Artificial intelligence has found its way into virtually every corner of our lives. It's in our homes, in our cars and in our phones. It can be found across multiple industries including banking, agriculture, healthcare, transportation and telecommunications - to name only a few.

And it's a growth industry.

Through the beginning of October 2017, year-to-date venture capital investment in AI totaled $7.6 billion vs. $5.4 billion in 2016 and $4 billion in 2015, according to the PitchBook Platform.

Not only has investment in AI increased, but M&A activity as well, with tech giants such as Google's Alphabet, Microsoft and Apple all acquiring AI companies over the past two years to enhance and expand their products and services.

So what's driving this interest and investment?

Data.

Lots of it and growing.

With the proliferation of devices, the rise of IoT and growth in cloud-based services, there's an ever increasing volume of both customer and network data where AI can be used to understand, optimize and improve business and network capabilities. In addition, AI combined with data analytics can synthesize these huge volumes of data to offer actionable intelligence that will make devices smarter and improve performance.

To date, AI is best known as the technology behind the immensely popular digital voice assistants such as Amazon's Alexa, Google Home or any of the voice assistants found on smartphones such as Apple's Siri or Samsung's Bixby.

Their attraction is the simple fact that users are able to interact with their services and devices without using their hands.

Telecom and AI

But beyond the consumer, AI is finding its way into many telecom networks as a means to help operators improve network efficiency, lower operating costs and improve the quality of both service and customer experience.

In today's telecom networks, operators are already leveraging AI through the use of customer service chat bots that are automating customer service inquiries, routing customers to the proper agent, and routing prospects with buying intent directly to sales people.

However, AI can bring even greater benefits - especially as operators transition their infrastructure with software-defined networking and virtualization technologies. As the network becomes more autonomous, AI will be used to self-diagnose, self-heal and self-orchestrate the network. Additionally, AI will be able to gather and process network data in real time to enable faster decision making.
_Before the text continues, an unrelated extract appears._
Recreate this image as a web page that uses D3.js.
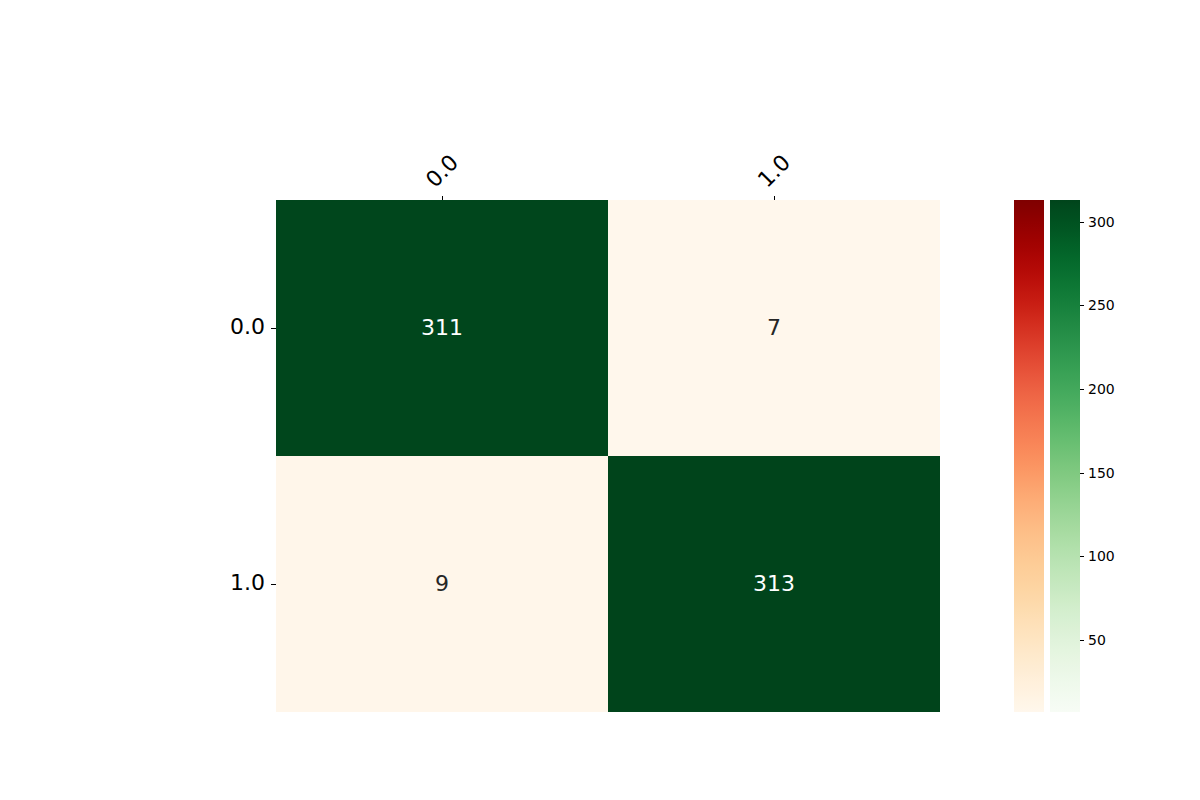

Since AI systems use algorithms to look for patterns, it will be able to both detect and predict network anomalies, enabling operators to proactively fix problems before customers even notice an issue. In addition, this capability will also help to identify patterns or suspicious activity related to potential security threats - allowing the network to block suspicious traffic in real time before it impacts network performance.

AI will also play a key role in enhancing the customer experience, particularly with respect to subscriber intelligence. It will allow operators to analyze content usage trends, network activity and offer conversion rates, in order to push personalized offers and services to the subscriber at the right time. Furthermore, by being able to simultaneously interpret multiple data points, operators will be able to ensure that proposed new products are sold at the right price - based on an intelligent evaluation of competitor products and impact on existing offers - and offered at the best time to appeal most to potential buyers on a per-customer basis.

Untapped potential

The potential for AI in the telecommunications industry remains largely untapped. The continued growth of data - driven by IoT and cloud services - will make automation an operational imperative towards enabling service agility and cost efficiency, particularly as the number of end points grows exponentially larger.

With 5G on the horizon, networks will support a much wider variety of services and applications. This will require the need for autonomous traffic classification and anomaly detection in order to achieve better utilization of network resources - allowing the network to adjust services based on user need, environmental conditions and business goals, resulting in better network optimization.

SDN and NFV may form the foundation for the next generation of networks. But it is AI that will leverage these capabilities to drive new revenue streams and increase customer loyalty, while enhancing network efficiency, improving processes and reducing costs.